Lexicon: HSS, CIR (fast solar wind)
High Speed Stream (HSS)
☞ Fast solar wind from coronal holes
Fast solar wind, which originates from so-called coronal holes (not real holes, CH for short), forms a high-speed stream. The limit to slow solar wind is 400 km/s. Everything above this is considered fast, everything below is slow. Slow solar wind originates from ‘streamers’ that form between positively and negatively polarised coronal holes or from ‘pseudo-streamers’ above active sunspot regions. A characteristic difference is the plasma density: high in slow solar wind, low in fast solar wind.
At the maximum of the approximate 11-year solar cycle, a high-speed stream is rarely faster than 550 km/s. In the declining phase of the solar cycle, it can sometimes exceed 800 km/s when the coronal holes at the solar equator increase significantly in size and number.

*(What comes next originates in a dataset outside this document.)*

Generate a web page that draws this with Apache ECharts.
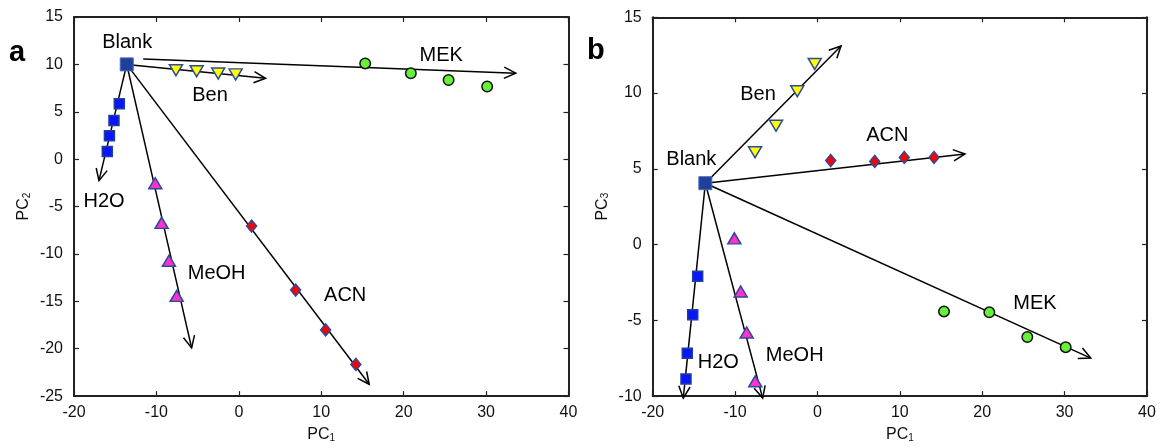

In the solar minimum there is almost exclusively slow solar wind as there are only huge coronal holes at the poles of the sun whose fast solar wind does not reach us.
LEFT: View from north to south on the planetary plane (ecliptic), in the centre the Sun, the yellow dot is the Earth
CENTRE: Side view/cross-section of the Sun-Earth axis
RIGHT: Cross-section of the outer circle in 2.2 earth radii
Yellow and orange fast solar wind from coronal holes
The interplay of fast and slow solar wind leads to the formation of a spiral in the heliosphere – the Parker spiral
High-speed streams and in particular the embedded SIRs (Stream Interaction Regions) or CIRs (Corotating Interaction Regions) are responsible for about 10% of all major geomagnetic storms – especially in the declining phase of the solar cycle.
They can then predictably trigger powerful geomagnetic storms every 27 days or so for several months, which can last for days once they have rotated around the sun and arrived back in the geoeffective zone. Aurora fans are happy because they can even plan their Tromsø holiday weeks or months in advance. Satellite operators, on the other hand, are sweating because they have to deal with the ongoing effects of a strongly disturbed magnetic field for days on end.
In interplanetary space, a high-speed stream can accelerate slow ICMEs, decelerate fast ICMEs, deform them, push them away and interact with them in other complex ways. ICMEs can be embedded in them and difficult to detect when they emerge unnoticed and without a conspicuous flare (X-ray or radio flares/ bursts) in the vicinity of coronal holes and thus cause completely surprising strong geomagnetic storms (stealth CMEs).
Fast solar wind near ICMEs is always a challenge for predicting space weather.
Stream Interaction Regions (SIR) & Corotating Interaction Regions (CIR)
A stream interaction region with condensed plasma and shock waves produced by it:
Source: Jian et al (2006)
The terms CIR and SIR are often used synonymously, although by definition only a Stream Interaction Region that orbits the sun at least a second time is called a Corotating Interaction Region. If two or more Interaction Regions meet and merge, we have a Merged Interaction Region, MIR, and the zoo is complete. MIRs can be found in the outer reaches of the heliosphere (from Jupiter’s orbit onwards). To make matters worse, a distinction is rarely made between CIR, SIR, HSS and“fast solar wind” in everyday space weather operations, but this is not particularly bad in practice.
Source: Kataoka and Miyoshi (2006)
High-speed streams of coronal holes lead to auroras relatively reliably, especially at high latitudes, but rather rarely at mid-latitudes, e.g. in Central Europe – here especially around the equinoxes and when the magnetic polarity is right (negatively polarised in February, March, April, May – positively polarised in August, September, October, November).
Note: We want SPAM! September plus – April minus